Last Tuesday, McDonald’s shares opened at an all-time high due to an exceptionally strong performance in the preceding quarter. Looking at McDonald’s recent initiatives, it’s no wonder that they are performing so well: clearly, they made the realization that McDonald’s is more than just cheap fastfood, consistent quality, and quick service. In particular, three bets have paid substantial dividend: premium burgers, chicken sandwiches, and discounted beverages.
McDonald’s has long been criticized for selling food that is… well, not really food. Some of it may have been just, but it’s just as much a result of McDonald’s brand: how can a burger that is dirt cheap, and cooked in less than a minute (if it’s not already cooked) be of high quality?
This negative branding was further exacerbated by Morgan Spurlock’s documentary Super Size Me, which added fuel to the fire; however, since then, several researchers have disproven Spurlock’s results. We’re not trying to defend McDonald’s, nor are we necessarily advocating their food; but the point remains that part of the perception of McDonald’s burgers being garbage comes from McDonald’s branding.
To remedy this negative brand perception, McDonald’s has launched a range of various premium burgers, its Signature Collection for example. The burgers are quite pricey, takes a while to cook, and are a bit more creative with regards to ingredients. Of course, these relatively expensive burgers leave room for fat margins -- we say relatively, McDonald’s still needs to maintain its price position against Five Guys, Shake Shack etc. But more importantly, the higher price conveys that the burger is of decent quality, which reaches an upmarket segment that previously would not have gone to McDonald’s; and finally, it creates a spillover effect by positively influencing the quality perception of fewer premium products.
McDonald’s business model has long been built around generating profit through high sales, but with thin margins. Consequently, their customers have traditionally been price sensitive and exhibited low willingness to pay. But alongside the above-mentioned re-positioning effort, McDonald’s is increasingly attempting to target an upmarket segment with a higher willingness to pay by putting products on the menu that appeal to a more health-conscious customer segment.
Once again, we do not advocate McDonald’s as healthy food (rumor has it that their salads are among the most unhealthy items on the menu), not even after the launch of chicken sandwiches. But, at least, chicken is a seemingly healthier option.
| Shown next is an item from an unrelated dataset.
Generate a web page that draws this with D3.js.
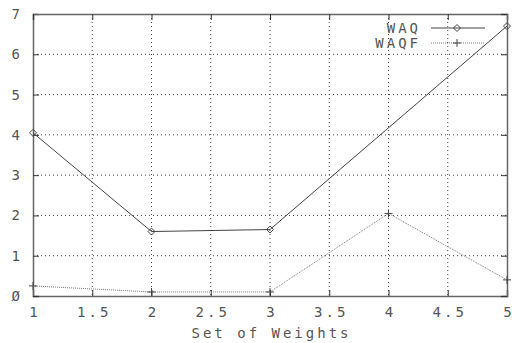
<!DOCTYPE html>
<html>
<head>
<meta charset="utf-8">
<script src="https://cdn.jsdelivr.net/npm/d3@7"></script>
<style>
  body { margin: 0; background: #fff; }
  text { font-family: "DejaVu Sans Mono", monospace; font-size: 14px; fill: #555; letter-spacing: 3px; }
</style>
</head>
<body>
<div id="chart"></div>
<script>
var svgWidth = 516;
var svgHeight = 343;

var margin = { top: 14, right: 9, bottom: 47, left: 33 };
var chartWidth = svgWidth - margin.left - margin.right;
var chartHeight = svgHeight - margin.top - margin.bottom;

// data
var weights = [1, 2, 3, 4, 5];
var waq = [4.05, 1.6, 1.65, null, 6.7];
var waqf = [0.25, 0.1, 0.1, 2.05, 0.4];
var xTicks = [1, 1.5, 2, 2.5, 3, 3.5, 4, 4.5, 5];
var yTicks = [0, 1, 2, 3, 4, 5, 6, 7];

var svg = d3.select("#chart").append("svg")
  .attr("width", svgWidth)
  .attr("height", svgHeight);

var chartGroup = svg.append("g")
  .attr("transform", `translate(${margin.left}, ${margin.top})`);

var xScale = d3.scaleLinear().domain([1, 5]).range([0, chartWidth]);
var yScale = d3.scaleLinear().domain([0, 7]).range([chartHeight, 0]);

// grid
chartGroup.append("g")
  .selectAll("line")
  .data(xTicks.slice(1, -1))
  .enter().append("line")
  .attr("x1", d => xScale(d)).attr("x2", d => xScale(d))
  .attr("y1", 0).attr("y2", chartHeight)
  .attr("stroke", "#444").attr("stroke-width", 1)
  .attr("stroke-dasharray", "1,3");

chartGroup.append("g")
  .selectAll("line")
  .data(yTicks.slice(1, -1))
  .enter().append("line")
  .attr("x1", 0).attr("x2", chartWidth)
  .attr("y1", d => yScale(d)).attr("y2", d => yScale(d))
  .attr("stroke", "#444").attr("stroke-width", 1)
  .attr("stroke-dasharray", "1,3");

// axes (ticks pointing inward on all four sides)
var xAxis = d3.axisBottom(xScale).tickValues(xTicks).tickSize(-6).tickPadding(11)
  .tickFormat(d => String(d));
var yAxis = d3.axisLeft(yScale).tickValues(yTicks).tickSize(-6).tickPadding(13)
  .tickFormat(d => d === 0 ? "\u00d8" : String(d));

var gx = chartGroup.append("g")
  .attr("transform", `translate(0, ${chartHeight})`)
  .call(xAxis);
var gy = chartGroup.append("g").call(yAxis);

chartGroup.append("g")
  .call(d3.axisTop(xScale).tickValues(xTicks).tickSize(-6).tickFormat(""));
chartGroup.append("g")
  .attr("transform", `translate(${chartWidth}, 0)`)
  .call(d3.axisRight(yScale).tickValues(yTicks).tickSize(-6).tickFormat(""));

chartGroup.selectAll(".domain").attr("stroke", "#666").attr("stroke-width", 1.5);
chartGroup.selectAll(".tick line").attr("stroke", "#333");
chartGroup.selectAll(".tick text")
  .attr("fill", "#555")
  .style("font-size", "14px")
  .style("font-family", "DejaVu Sans Mono, monospace");
gx.selectAll("text").attr("dx", "1.5px");
gy.selectAll("text").style("letter-spacing", "0px");

// series
var waqPts = weights.map((w, i) => [w, waq[i]]).filter(d => d[1] !== null);
var waqfPts = weights.map((w, i) => [w, waqf[i]]);

var line = d3.line().x(d => xScale(d[0])).y(d => yScale(d[1]));

chartGroup.append("path")
  .datum(waqPts)
  .attr("d", line)
  .attr("fill", "none")
  .attr("stroke", "#444")
  .attr("stroke-width", 1);

chartGroup.append("path")
  .datum(waqfPts)
  .attr("d", line)
  .attr("fill", "none")
  .attr("stroke", "#777")
  .attr("stroke-width", 1)
  .attr("stroke-dasharray", "1,1");

var diamond = "M0,-3.5L3.5,0L0,3.5L-3.5,0Z";
var plus = "M-4,0H4M0,-4V4";

chartGroup.selectAll(".waq")
  .data(waqPts)
  .enter().append("path")
  .attr("d", diamond)
  .attr("transform", d => `translate(${xScale(d[0])}, ${yScale(d[1])})`)
  .attr("fill", "none").attr("stroke", "#444");

chartGroup.selectAll(".waqf")
  .data(waqfPts)
  .enter().append("path")
  .attr("d", plus)
  .attr("transform", d => `translate(${xScale(d[0])}, ${yScale(d[1])})`)
  .attr("fill", "none").attr("stroke", "#444");

// legend
var legend = svg.append("g");
var legendItems = [
  { name: "WAQ", y: 28, dash: null, color: "#444", mark: diamond },
  { name: "WAQF", y: 43, dash: "1,1", color: "#777", mark: plus }
];
legendItems.forEach(function(item) {
  legend.append("text")
    .attr("x", 421).attr("y", item.y)
    .attr("dy", "0.35em")
    .attr("text-anchor", "end")
    .text(item.name);
  legend.append("line")
    .attr("x1", 431).attr("x2", 485)
    .attr("y1", item.y).attr("y2", item.y)
    .attr("stroke", item.color)
    .attr("stroke-dasharray", item.dash);
  legend.append("path")
    .attr("d", item.mark)
    .attr("transform", `translate(457, ${item.y})`)
    .attr("fill", "none").attr("stroke", "#444");
});

// axis title
svg.append("text")
  .attr("x", margin.left + xScale(3) + 1.5)
  .attr("y", 333)
  .attr("dy", "0.35em")
  .attr("text-anchor", "middle")
  .text("Set of Weights");
</script>
</body>
</html>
Clearly, McDonald’s understands what drives value for their customers; in general, we’re all becoming more health-conscious, and especially consumers with high willingness to pay gain great utility from healthy products. McDonald’s embraces this, which also allows them to charge comparatively higher prices, improve profitability and enhance their bottom-line.
Hold up… We just made the case that McDonald’s recent success came from higher prices. However, for McDonald’s it was evident that their customers did not nearly gain the same value from their beverages as food items; a McDonald’s coke is the same as the coke in the supermarket next door and the coffee is not that different from the Starbucks filter coffee; consequently, willingness to pay for these items is low. Note how the discounts have not applied to more differentiated products such as smoothies.
A winning pricing strategy is not solely about raising prices wherever possible; it’s also about identifying low-value items and price them accordingly so no customer will feel inclined to eat at home because he is craving a beverage, but won’t pay McDonald’s prices.